Change your mind! Change your mind!”; by the Pointy-Haired Boss attempting to
inspire by leadership clichés and then reporting to Catbert, evil director of
human relations, “I drilled until I hit bile”; by Dilbert’s discovery, which he
reports to the company’s CEO, that “there’s no correlation between our
predicted and actual outcomes”; and much more. The comic strips may not make
you feel better about any meetings scheduled on the opposite pages, but they
can help put all those meetings, along with the rest of office life, into some
sort of perspective.
Peanuts put life in perspective, too: Charles Schulz’ much-loved
strip had more depth and bite to it than many people realized during Schulz’

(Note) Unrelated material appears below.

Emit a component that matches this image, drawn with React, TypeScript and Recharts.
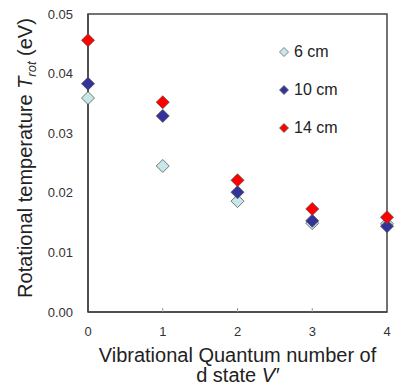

lifetime. Nevertheless, the 2016 Peanuts desktop
planner offers gentler, less-snarky humor than the Dilbert one. Here, Lucy contemplates marrying Schroeder but being
so poor that they would have to sell his piano to buy saucepans; Snoopy, in his
World War I Flying Ace persona, must bail out of his plane – only to land in
his supper dish; Charlie Brown’s team gets deeply upset about playing baseball
on Mother’s Day, which makes them “no good” and “thoughtless” and “selfish and
cruel,” although Charlie Brown points out that he himself “sent my mother a very
nice card and a dozen pink roses”; one of Charlie Brown’s interminable failures
to kick a football held by Lucy is caused by “an involuntary muscle spasm,”
against which Lucy says the odds were “ten billion to one”; and much more of
the unique Peanuts brand of humor.
There is something reassuring about all calendars: they lay out an entire year
neatly and seem to provide evidence that all will be nicely organized and
proceed according to a well-designed grid, illustrated by something pleasant
and/or amusing. Real life doesn’t exactly work that way, to be sure, but
calendars’ implication that it might
work that way next year is one of the
reasons they provide so much enjoyment, time after time.